▸ **TASK PROMPT**:
Leave out all pictures. Return exactly the lines from the top of the material through the line containing "(care) at (469,420)".

▸ **DATA SECTION**:
---*---

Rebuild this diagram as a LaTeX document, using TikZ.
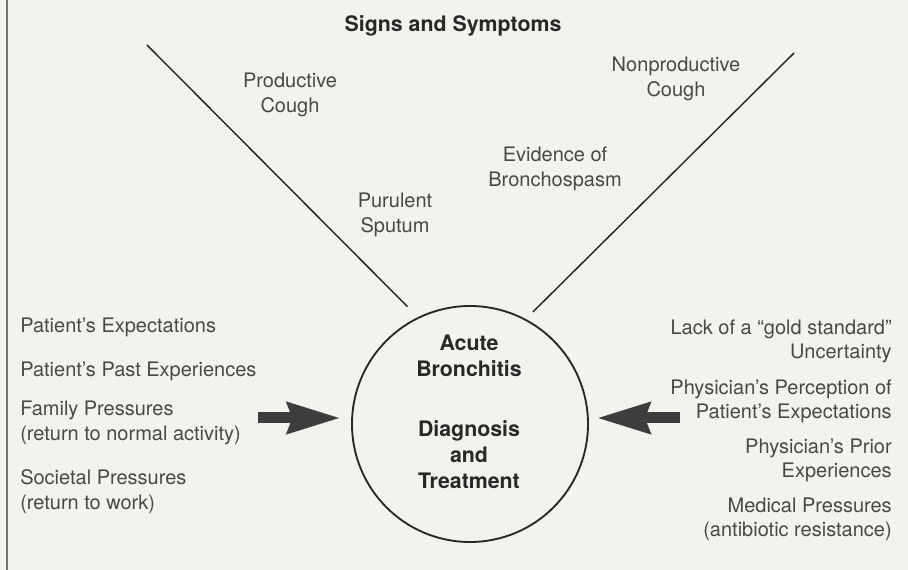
\documentclass[tikz,border=0pt]{standalone}
\usepackage{fontspec}
\setmainfont{TeX Gyre Heros}
\usetikzlibrary{arrows.meta,calc}

\definecolor{paper}{RGB}{244,242,237}
\definecolor{ink}{RGB}{40,40,40}
\definecolor{softink}{RGB}{72,72,72}

\begin{document}
\begin{tikzpicture}[
  x=0.75pt, y=-0.75pt,
  >={Stealth[length=40pt,width=25pt,inset=5pt,line width=0pt]},
  plain/.style={inner sep=0pt, text=softink, font=\fontsize{15}{18.75}\selectfont},
  toplbl/.style={plain, align=center, anchor=north},
  leftlbl/.style={plain, align=left, anchor=north west},
  rightlbl/.style={plain, align=right, anchor=north east,
    font=\fontsize{15}{17.5}\selectfont},
  boldlbl/.style={inner sep=0pt, text=ink, align=center, anchor=north,
    font=\bfseries\fontsize{16}{19.5}\selectfont},
  hub/.style={circle, draw=ink, line width=1.4pt, minimum size=177pt, inner sep=0pt},
  spoke/.style={draw=ink, line width=1.1pt},
  push/.style={->, draw=ink!90, line width=8.25pt}
]
\fill[paper] (0,0) rectangle (908,570);
\useasboundingbox (0,0) rectangle (908,570);
\draw[black!55, line width=0.9pt] (7,0) -- (7,570);

% =============================================================
% top: signs and symptoms
% =============================================================
\node[boldlbl] (title) at (453,15) {Signs and Symptoms};

\node[toplbl] (prodcough) at (290,73) {Productive\\Cough};
\node[toplbl] (pus) at (395,193) {Purulent\\Sputum};
\node[toplbl] (drycough) at (676,57) {Nonproductive\\Cough};
\node[toplbl] (spasm) at (555,147) {Evidence of\\Bronchospasm};

% centre: the decision circle
\node[hub] (hub) at (470,424) {};
\node[boldlbl] (disease) at (469,335) {Acute\\Bronchitis};
\node[boldlbl] (care) at (469,420) {Diagnosis\\and\\Treatment};

% =============================================================
% left: patient side
% =============================================================
\node[leftlbl] (ptexp) at (20,318) {Patient's Expectations};
\node[leftlbl] (ptpast) at (20,362) {Patient's Past Experiences};
\node[leftlbl] (family) at (20,401) {Family Pressures\\(return to normal activity)};
\node[leftlbl] (society) at (20,469) {Societal Pressures\\(return to work)};

% =============================================================
% right: physician side
% =============================================================
\node[rightlbl] (nogold) at (892,320) {Lack of a ``gold standard''\\Uncertainty};
\node[rightlbl] (perceive) at (892,380) {Physician's Perception of\\Patient's Expectations};
\node[rightlbl] (prior) at (892,439) {Physician's Prior\\Experiences};
\node[rightlbl] (medical) at (892,498) {Medical Pressures\\(antibiotic resistance)};

% =============================================================
% lines and arrows
% =============================================================
\coordinate (prodend) at (147,45);
\coordinate (dryend) at (794,53);
\draw[spoke, shorten >=11pt] (prodend) -- (hub.116);
\draw[spoke, shorten >=7.5pt] (dryend) -- (hub.62);

\coordinate (lefttail) at (258,418);
\coordinate (righttail) at (680,418);
\draw[push, shorten >=9pt] (lefttail) -- (hub.west |- lefttail);
\draw[push, shorten >=7pt] (righttail) -- (hub.east |- righttail);

\end{tikzpicture}
\end{document}
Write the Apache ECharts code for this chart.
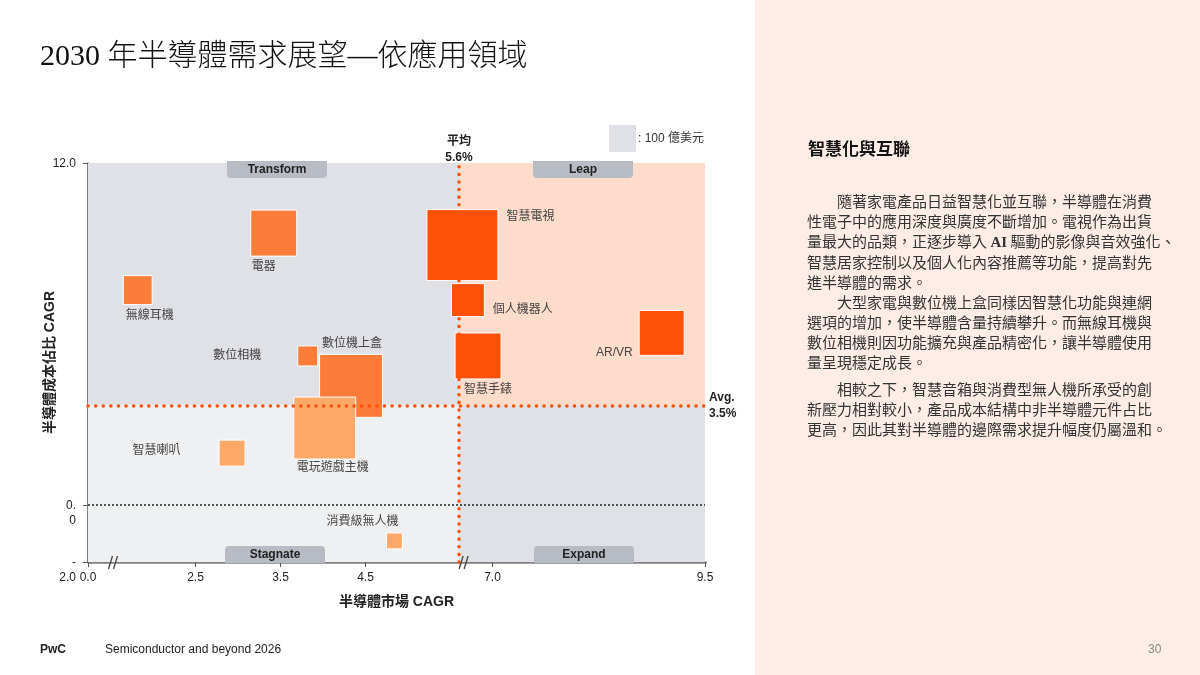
<!DOCTYPE html>
<html lang="zh-Hant">
<head>
<meta charset="UTF-8">
<title>2030 年半導體需求展望—依應用領域</title>
<script src="https://cdn.jsdelivr.net/npm/echarts@6/dist/echarts.min.js"></script>
<style>
  body { margin: 0; font-family: "Liberation Sans", "Noto Sans CJK TC", sans-serif; }
  #slide { position: relative; width: 1200px; height: 675px; background: #fff; overflow: hidden; }
  #panel { position: absolute; left: 755px; top: 0; width: 445px; height: 675px; background: #FEEDE6; }
  #chart { position: absolute; left: 0; top: 0; width: 1200px; height: 675px; }
  .title { position: absolute; left: 40px; top: 36px; font-size: 30px; line-height: 38px; color: #111;
           font-family: "Liberation Serif", "Noto Sans CJK TC", serif; font-weight: 300; white-space: nowrap; }
  .head { position: absolute; left: 808px; top: 136px; font-size: 17px; line-height: 24px; font-weight: bold;
          color: #111; font-family: "Noto Sans CJK TC", sans-serif; }
  .para { position: absolute; left: 807px; font-size: 15px; line-height: 20px; color: #333;
          font-family: "Noto Sans CJK TC", sans-serif; white-space: pre; }
  .ai { font-family: "Liberation Serif", serif; font-weight: bold; }
  .foot { position: absolute; top: 641px; font-size: 12px; line-height: 16px; color: #222; }
</style>
</head>
<body>
<div id="slide">
  <div id="panel"></div>
  <div id="chart"></div>
  <div class="title">2030 年半導體需求展望—依應用領域</div>
  <div class="head">智慧化與互聯</div>
  <div class="para" style="top:191px">　　隨著家電產品日益智慧化並互聯，半導體在消費
性電子中的應用深度與廣度不斷增加。電視作為出貨
量最大的品類，正逐步導入 <span class="ai">AI</span> 驅動的影像與音效強化、
智慧居家控制以及個人化內容推薦等功能，提高對先
進半導體的需求。</div>
  <div class="para" style="top:292px">　　大型家電與數位機上盒同樣因智慧化功能與連網
選項的增加，使半導體含量持續攀升。而無線耳機與
數位相機則因功能擴充與產品精密化，讓半導體使用
量呈現穩定成長。</div>
  <div class="para" style="top:379px">　　相較之下，智慧音箱與消費型無人機所承受的創
新壓力相對較小，產品成本結構中非半導體元件占比
更高，因此其對半導體的邊際需求提升幅度仍屬溫和。</div>
  <div class="foot" style="left:40px;font-weight:bold">PwC</div>
  <div class="foot" style="left:105px">Semiconductor and beyond 2026</div>
  <div class="foot" style="left:1148px;color:#888">30</div>
</div>
<script>
// 應用領域
var categories = ['無線耳機', '電器', '智慧電視', '個人機器人', '數位相機', '數位機上盒',
                  '智慧手錶', 'AR/VR', '電玩遊戲主機', '智慧喇叭', '消費級無人機'];
// 半導體市場 CAGR (%)
var marketCagr = [1.82, 3.42, 5.64, 6.71, 3.82, 4.33, 6.83, 8.99, 4.02, 2.93, 4.84];
// 半導體成本佔比 CAGR (%)
var costShareCagr = [7.54, 9.54, 9.12, 7.19, 5.23, 4.18, 5.23, 6.04, 2.70, 1.82, -1.26];
// 市場規模 (億美元)
var marketSize = [115, 290, 691, 149, 55, 544, 290, 278, 527, 93, 35];
// 色階
var tier = ['mid', 'mid', 'high', 'high', 'mid', 'mid', 'high', 'high', 'low', 'low', 'low'];

var avgMarket = 5.6;
var avgCost = 3.5;

var xTicks = [0, 2.5, 3.5, 4.5, 7.0, 9.5];
var xTickLabels = ['0.0', '2.5', '3.5', '4.5', '7.0', '9.5'];
var yTicks = [-2, 0, 12];
var yTickLabels = ['-\n2.0', '0.\n0', '12.0'];
var xBreaks = [
  { start: 0.3, end: 1.565, gap: 0.03 },
  { start: 5.66, end: 6.69, gap: 0.024 }
];

var tierColor = { high: '#FD5108', mid: '#FE7C39', low: '#FFA96B' };
// 標籤位置 (樣式)
var labelLayout = [
  { position: 'bottom', distance: 5, offset: [12, 0] },
  { position: 'bottom', distance: 4, offset: [-10, 0] },
  { position: 'right', distance: 8, offset: [0, -28] },
  { position: 'right', distance: 8, offset: [0, 10] },
  { position: 'left', distance: 36, offset: [0, 0] },
  { position: 'top', distance: 4, offset: [1, 0] },
  { position: 'bottom', distance: 4, offset: [10, 0] },
  { position: 'left', distance: 6, offset: [0, 20] },
  { position: 'bottom', distance: 2, offset: [8, 0] },
  { position: 'left', distance: 38, offset: [0, -2] },
  { position: 'top', distance: 5, offset: [-32, 0] }
];

var font = '"Liberation Sans", "Noto Sans CJK TC", sans-serif';
var legendSide = 27; // 100 億美元的方塊邊長

var points = categories.map(function (name, i) {
  return {
    name: name,
    value: [marketCagr[i], costShareCagr[i], marketSize[i]],
    itemStyle: { color: tierColor[tier[i]] },
    label: labelLayout[i]
  };
});

var chart = echarts.init(document.getElementById('chart'), null, { renderer: 'canvas' });

function quadrantLabel(text, x, y, top) {
  return [
    { type: 'rect', z: 100,
      shape: { x: x, y: y, width: 100, height: 17, r: top ? [0, 0, 4, 4] : [4, 4, 0, 0] },
      style: { fill: '#B6BBC4' } },
    { type: 'text', z: 101, x: x + 50, y: y + 9,
      style: { text: text, fill: '#222', font: 'bold 12px ' + font, align: 'center', verticalAlign: 'middle' } }
  ];
}

var graphics = [].concat(
  quadrantLabel('Transform', 227, 161, true),
  quadrantLabel('Leap', 533, 161, true),
  quadrantLabel('Stagnate', 225, 546, false),
  quadrantLabel('Expand', 534, 546, false),
  [
    { type: 'rect', z: 100, shape: { x: 609, y: 125, width: legendSide, height: legendSide }, style: { fill: '#DFE1E6' } },
    { type: 'text', z: 100, x: 638, y: 139,
      style: { text: ': 100 億美元', font: '12px ' + font, fill: '#333', verticalAlign: 'middle' } }
  ]
);

chart.setOption({
  animation: false,
  grid: { left: 88, top: 163, width: 617, height: 399, outerBoundsMode: 'none' },
  xAxis: {
    type: 'value', min: 0, max: 9.5,
    breaks: xBreaks,
    breakArea: { show: false },
    name: '半導體市場 CAGR', nameLocation: 'middle', nameGap: 33,
    nameTextStyle: { fontSize: 14, fontWeight: 'bold', color: '#222', fontFamily: font },
    axisLine: { onZero: false, lineStyle: { color: '#808080', width: 2.5 } },
    axisTick: { customValues: xTicks, length: 5, lineStyle: { color: '#555' } },
    axisLabel: {
      customValues: xTicks, margin: 10, fontSize: 12, color: '#222', fontFamily: font,
      formatter: function (v) { return xTickLabels[xTicks.indexOf(v)]; }
    },
    splitLine: { show: false }
  },
  yAxis: {
    type: 'value', min: -2, max: 12,
    name: '半導體成本佔比 CAGR', nameLocation: 'middle', nameGap: 31, nameRotate: 90,
    nameMoveOverlap: false,
    nameTextStyle: { fontSize: 14, fontWeight: 'bold', color: '#222', fontFamily: font },
    axisLine: { show: true, lineStyle: { color: '#555', width: 1.5 } },
    axisTick: { show: true, customValues: yTicks, length: 5, lineStyle: { color: '#555' } },
    axisLabel: {
      customValues: yTicks, margin: 12, fontSize: 12, color: '#222', fontFamily: font,
      lineHeight: 15, verticalAlign: 'top', padding: [-7, 0, 0, 0],
      formatter: function (v) { return yTickLabels[yTicks.indexOf(v)]; }
    },
    splitLine: { show: false }
  },
  series: [
    {
      name: 'quadrants', type: 'scatter', data: [], z: 0, silent: true,
      markArea: {
        silent: true,
        data: [
          [{ xAxis: 0, yAxis: avgCost, itemStyle: { color: '#DFE1E6' } }, { xAxis: avgMarket, yAxis: 12 }],
          [{ xAxis: avgMarket, yAxis: avgCost, itemStyle: { color: '#FEDCCB' } }, { xAxis: 9.5, yAxis: 12 }],
          [{ xAxis: 0, yAxis: -2, itemStyle: { color: '#EFF0F2' } }, { xAxis: avgMarket, yAxis: avgCost }],
          [{ xAxis: avgMarket, yAxis: -2, itemStyle: { color: '#DFE1E6' } }, { xAxis: 9.5, yAxis: avgCost }]
        ]
      }
    },
    {
      name: 'averages', type: 'scatter', data: [], z: 1, silent: true,
      markLine: {
        silent: true, symbol: 'none',
        data: [
          { yAxis: 0, lineStyle: { color: '#222', width: 1.5, type: [2, 2] }, label: { show: false } },
          { xAxis: avgMarket,
            lineStyle: { color: '#FD5108', width: 3.5, type: [0.1, 7.5], cap: 'round' },
            label: { show: true, position: 'end', distance: -3, formatter: '平均\n' + avgMarket.toFixed(1) + '%',
                     fontWeight: 'bold', fontSize: 12, lineHeight: 16, color: '#222', fontFamily: font } },
          { yAxis: avgCost,
            lineStyle: { color: '#FD5108', width: 3.5, type: [0.1, 7.5], cap: 'round' },
            label: { show: true, position: 'end', distance: 4, formatter: 'Avg.\n' + avgCost.toFixed(1) + '%',
                     fontWeight: 'bold', fontSize: 12, lineHeight: 16, color: '#222', fontFamily: font, align: 'left' } }
        ]
      }
    },
    {
      name: 'breaks', type: 'custom', z: 4, silent: true,
      data: xBreaks.map(function (b) { return [b.start, -2]; }),
      renderItem: function (params, api) {
        var p = api.coord([api.value(0), api.value(1)]);
        var st = { stroke: '#444', lineWidth: 1.3 };
        return {
          type: 'group',
          children: [
            { type: 'line', shape: { x1: p[0] - 5, y1: p[1] + 7, x2: p[0] - 1, y2: p[1] - 6 }, style: st },
            { type: 'line', shape: { x1: p[0], y1: p[1] + 7, x2: p[0] + 4, y2: p[1] - 6 }, style: st }
          ]
        };
      }
    },
    {
      name: '應用領域', type: 'scatter', z: 3,
      symbol: 'rect',
      symbolSize: function (val) { return legendSide * Math.sqrt(val[2] / 100); },
      itemStyle: { borderColor: '#fff', borderWidth: 1, opacity: 1 },
      label: { show: true, formatter: '{b}', fontSize: 12, color: '#444', fontFamily: font },
      data: points
    }
  ],
  graphic: graphics
});
</script>
</body>
</html>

---*---

▸ **WRITTEN ANSWER**:
Rebuild this diagram as a LaTeX document, using TikZ.
\documentclass[tikz,border=0pt]{standalone}
\usepackage{fontspec}
\setmainfont{TeX Gyre Heros}
\usetikzlibrary{arrows.meta,calc}

\definecolor{paper}{RGB}{244,242,237}
\definecolor{ink}{RGB}{40,40,40}
\definecolor{softink}{RGB}{72,72,72}

\begin{document}
\begin{tikzpicture}[
  x=0.75pt, y=-0.75pt,
  >={Stealth[length=40pt,width=25pt,inset=5pt,line width=0pt]},
  plain/.style={inner sep=0pt, text=softink, font=\fontsize{15}{18.75}\selectfont},
  toplbl/.style={plain, align=center, anchor=north},
  leftlbl/.style={plain, align=left, anchor=north west},
  rightlbl/.style={plain, align=right, anchor=north east,
    font=\fontsize{15}{17.5}\selectfont},
  boldlbl/.style={inner sep=0pt, text=ink, align=center, anchor=north,
    font=\bfseries\fontsize{16}{19.5}\selectfont},
  hub/.style={circle, draw=ink, line width=1.4pt, minimum size=177pt, inner sep=0pt},
  spoke/.style={draw=ink, line width=1.1pt},
  push/.style={->, draw=ink!90, line width=8.25pt}
]
\fill[paper] (0,0) rectangle (908,570);
\useasboundingbox (0,0) rectangle (908,570);
\draw[black!55, line width=0.9pt] (7,0) -- (7,570);

% =============================================================
% top: signs and symptoms
% =============================================================
\node[boldlbl] (title) at (453,15) {Signs and Symptoms};

\node[toplbl] (prodcough) at (290,73) {Productive\\Cough};
\node[toplbl] (pus) at (395,193) {Purulent\\Sputum};
\node[toplbl] (drycough) at (676,57) {Nonproductive\\Cough};
\node[toplbl] (spasm) at (555,147) {Evidence of\\Bronchospasm};

% centre: the decision circle
\node[hub] (hub) at (470,424) {};
\node[boldlbl] (disease) at (469,335) {Acute\\Bronchitis};
\node[boldlbl] (care) at (469,420) {Diagnosis\\and\\Treatment};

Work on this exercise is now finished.